N.W.T. Brewing Co. to unveil first beers on New Year's Eve

After months of delays, Yellowknifers will finally get to taste beer brewed in the territory, for the first time since the Bush Pilots Brew Pub closed its doors in 1997. 'So far I've been really happy with the results... and I'm pretty sure Yellowknife will be too,' says Fletcher Stevens.

'So far I've been really happy with the results... and I'm pretty sure Yellowknife will be too'

Fletcher Stevens poses with his first batch of beer at the N.W.T. Brewing Co. 'We're ecstatic that we can finally produce something locally that people will actually get to try.' (Garrett Hinchey/CBC)

The N.W.T.'s only microbrewery is set to debut its first in-house beer just in time for New Years.

"So far I've been really happy with the results," said Fletcher Stevens of the N.W.T. Brewing Co. "And I'm pretty sure Yellowknife will be too."

Two brews should be ready for lunch hour today, with a third ready in time for New Year's Eve. 

It's the first time that beer has been commercially brewed in the territory since 1997, when the Bush Pilot's Brew Pub closed its doors.

Stevens and his wife Miranda opened The Woodyard pub two months ago to showcase the new brews. They met several hurdles along the way, from licensing to inspections, that delayed the actual brewing of beer.

But Fletcher says it's all been worth it.

"We're ecstatic that we can finally produce something locally, and people will actually get to try, and hopefully back us."

Witbier, pale ale

The pub's first offering is a witbier — a cloudy, Belgian style ale that will have a peppery, clovey flavour. "People can compare it to a Rickard's White or a Keith's White," Stevens said. 

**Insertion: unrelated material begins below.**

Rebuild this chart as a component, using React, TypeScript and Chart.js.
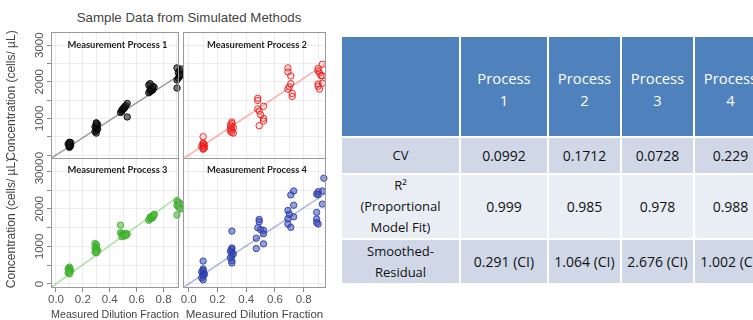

They'll also serve a Ragged Pine pale ale, which Stevens expects will become the pub's signature beer. 

The company will eventually produce four different types of beer, with take-home sales beginning in the next couple of months.

Brewing beer locally should also solve the pub's problem of running out of beer — something that frequently occurred as customers flocked to the pub during its first few weeks in business. 

"I think it's just that everybody was so pumped up about us that everybody and their dogs came in to check it out," said Stevens, adding that he's pleased people were willing to try everything. 

"Selling out of things is a good problem to have."